The difference is Cary Grant was a very stylish man. He knew how to direct his tailor, and not everybody today knows how to do that. Therefore, we’ve created a hybrid between a tailor and a fashion designer. We’re doing something I don’t think has existed. We want to make every man look like Cary Grant, with a little help from us.
Do many or any of your clients “direct” you?
We do have some, but I like to think I’ve thought of it all for them in advance. I don’t say this in an egotistical way, but I’ve never had someone say to me “could you do that?” and I hadn’t already done it or thought about it, because that’s my job.
In fact, you dress the man in full.
We are getting men who’ve been dressing at tailors and men who’ve been at fashion brands but who want more selection. If you need a top hat, we make them. If you need a morning suit, we make them. Now, we’re not going to be doing huge business in morning suits, but in England everyone still wears morning suits for weddings, and if you want one, where do you go? Who has that?

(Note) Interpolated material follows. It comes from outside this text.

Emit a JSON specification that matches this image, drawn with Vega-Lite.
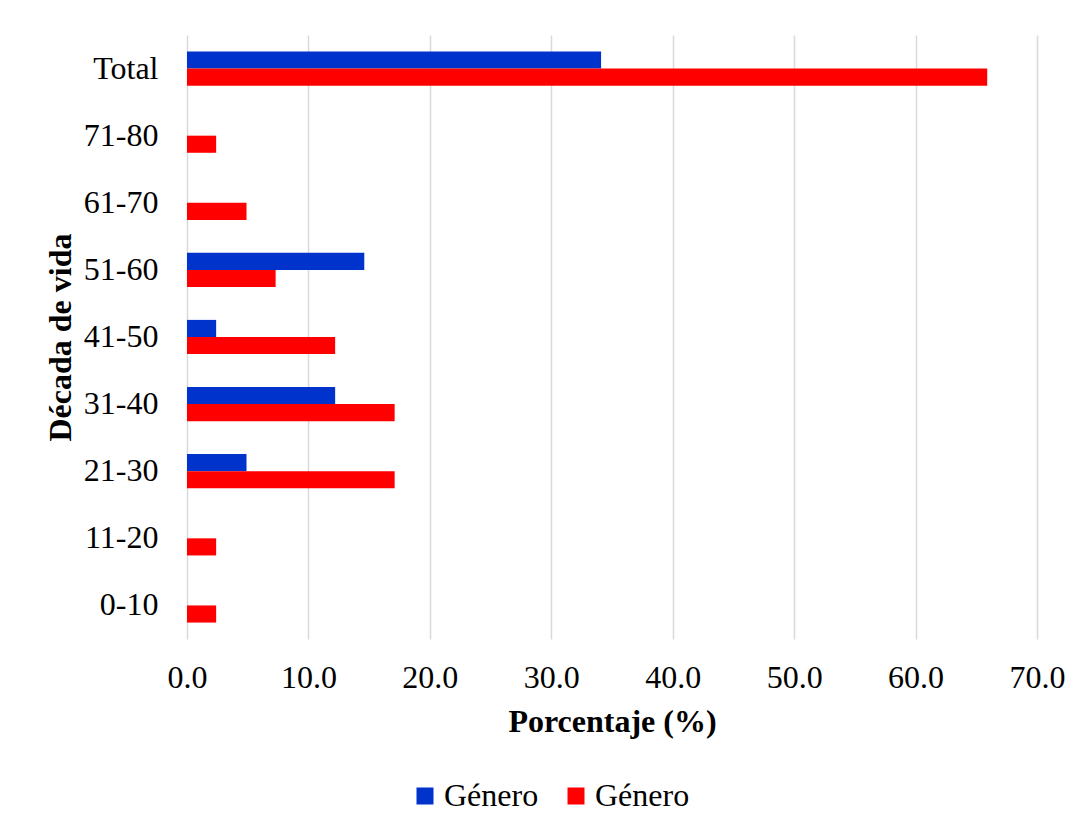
{
  "$schema": "https://vega.github.io/schema/vega-lite/v6.json",
  "autosize": {"type": "none"},
  "padding": {"left": 187, "top": 35, "right": 55, "bottom": 197},
  "width": 850,
  "height": 604,
  "background": "white",
  "config": {
    "view": {"stroke": null},
    "font": "Liberation Serif",
    "axis": {"labelFont": "Liberation Serif", "titleFont": "Liberation Serif", "labelColor": "#000000", "titleColor": "#000000"}
  },
  "data": {
    "values": [
      {"decada": "Total", "serie": "a", "pct": 34.1},
      {"decada": "Total", "serie": "b", "pct": 65.9},
      {"decada": "71-80", "serie": "b", "pct": 2.4},
      {"decada": "61-70", "serie": "b", "pct": 4.9},
      {"decada": "51-60", "serie": "a", "pct": 14.6},
      {"decada": "51-60", "serie": "b", "pct": 7.3},
      {"decada": "41-50", "serie": "a", "pct": 2.4},
      {"decada": "41-50", "serie": "b", "pct": 12.2},
      {"decada": "31-40", "serie": "a", "pct": 12.2},
      {"decada": "31-40", "serie": "b", "pct": 17.1},
      {"decada": "21-30", "serie": "a", "pct": 4.9},
      {"decada": "21-30", "serie": "b", "pct": 17.1},
      {"decada": "11-20", "serie": "b", "pct": 2.4},
      {"decada": "0-10", "serie": "b", "pct": 2.4}
    ]
  },
  "mark": {"type": "bar"},
  "encoding": {
    "y": {
      "field": "decada",
      "type": "nominal",
      "sort": ["Total", "71-80", "61-70", "51-60", "41-50", "31-40", "21-30", "11-20", "0-10"],
      "scale": {"paddingInner": 0.49, "paddingOuter": 0.245},
      "axis": {
        "title": "Década de vida",
        "titleFontSize": 32,
        "titleFontWeight": "bold",
        "titlePadding": 6,
        "labelFontSize": 32,
        "labelPadding": 29,
        "ticks": false,
        "domain": false,
        "grid": false
      }
    },
    "yOffset": {
      "field": "serie",
      "type": "nominal",
      "sort": ["a", "b"],
      "scale": {"domain": ["a", "b"], "paddingInner": 0, "paddingOuter": 0}
    },
    "x": {
      "field": "pct",
      "type": "quantitative",
      "scale": {"domain": [0, 70], "nice": false},
      "axis": {
        "title": "Porcentaje (%)",
        "titleFontSize": 32,
        "titleFontWeight": "bold",
        "titlePadding": 13,
        "values": [0, 10, 20, 30, 40, 50, 60, 70],
        "format": ".1f",
        "labelFontSize": 32,
        "labelPadding": 23,
        "labelFlush": false,
        "labelOverlap": false,
        "ticks": false,
        "domain": false,
        "grid": true,
        "gridColor": "#d9d9d9",
        "gridWidth": 1.5
      }
    },
    "color": {
      "field": "serie",
      "type": "nominal",
      "scale": {"domain": ["a", "b"], "range": ["#0033cc", "#ff0000"]},
      "legend": {
        "title": null,
        "orient": "none",
        "direction": "horizontal",
        "legendX": 222,
        "legendY": 745,
        "labelExpr": "'Género'",
        "labelFont": "Liberation Serif",
        "labelFontSize": 32,
        "labelColor": "#000000",
        "labelOffset": 3,
        "symbolType": "square",
        "symbolSize": 289,
        "symbolStrokeWidth": 0,
        "symbolOpacity": 1,
        "columnPadding": 21
      }
    }
  }
}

Who’s your target customer – you?
I am. I like to design for me as I am, me if I was 60, me if I was 25, me if I were thin, blond, six foot tall and 25; everything runs through a filter of “Would I wear that if I were that person? Would I want to see my father in that or my nephew in that?” But I happen to be our actual target customer. Our real target is men in their 30s and 40s, urban customers, very sophisticated, [a man who] knows himself, who wants beautiful tailored clothing but with a bit of a modern shape.
So this is couture for men?
In a way. It’s the closest to what women have had in Chanel for a long time. They can go and buy a very high level of ready to wear, but you can also have something made for you. But men really haven’t had that, that kind of a company that just caters to them.